Прошёл мимо двери дочкиной школьной столовки, и пахнуло оттуда таким коктейлем, что всколыхнулась во мне смутная волна воспоминаний и ощущений.
Остро вспомнилось, что в детстве меня без метафор тошнило от этого запаха: я вообще был очень разборчивым в еде ребёнком (дочь, увы, такова же).
Но это именно память о тошноте – от ума, а не от чувств – потому что теперь мне этот запах нравится.
Нравится, с одной стороны, объективно: я после пубертата стал всеяден, даже аллергия на яйца и цитрусовые прошла (на рыбу и орехи, правда, осталась).
С другой – какие-то светлые, не воспоминания даже, а ассоциации связываются у меня со школой, и вот это – всего странней.
Что хорошего помню я о школьном детстве? Да ничего (исключение – десятый класс, но это уже не детство). Я и ходил в школу мало: больше был на домашнем обучении, а когда ходил – мучился.

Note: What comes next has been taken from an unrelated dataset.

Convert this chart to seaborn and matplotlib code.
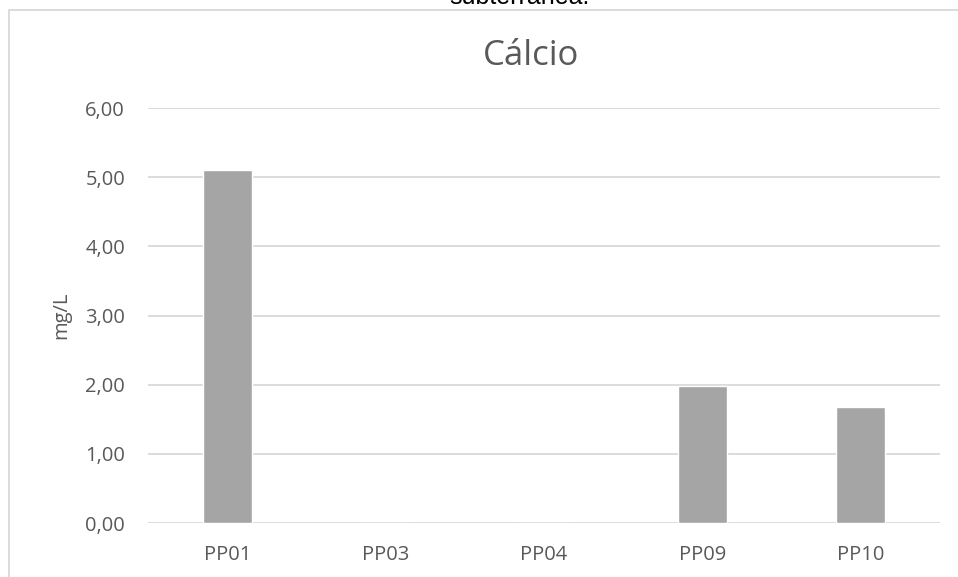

Может быть, дочь вернула или, вернее, переиграла для меня то, чего не было в моей судьбе?
Может быть, советское воспитание – «школьные годы чудесные» – пересоздаёт мои эмоции поверх реальных воспоминаний?
Но ведь и о детских больницах я помню теперь светло: не потому ли, попадая на казённую койку уже взрослым, обычно ощущаю себя как дома?
Видимо, грустная память, когда её много, напитавшись выше меры горечью, становится слишком тяжёлой и тонет где-то в глубинах души, а наверху остаётся плавать (господа гусары, молчать!) более лёгкая и светлая.
Вот так просто.
Не тем ли объясняется нынешний мой, пусть умеренный, но стойкий оптимизм (общественный в том числе), пришедший после изматывающе долгой болезни, что длилась всю первую половину прошлого года?
Хотелось бы, конечно, чтобы он был следствием силы духа и несгибаемого характера, но и так – неплохо.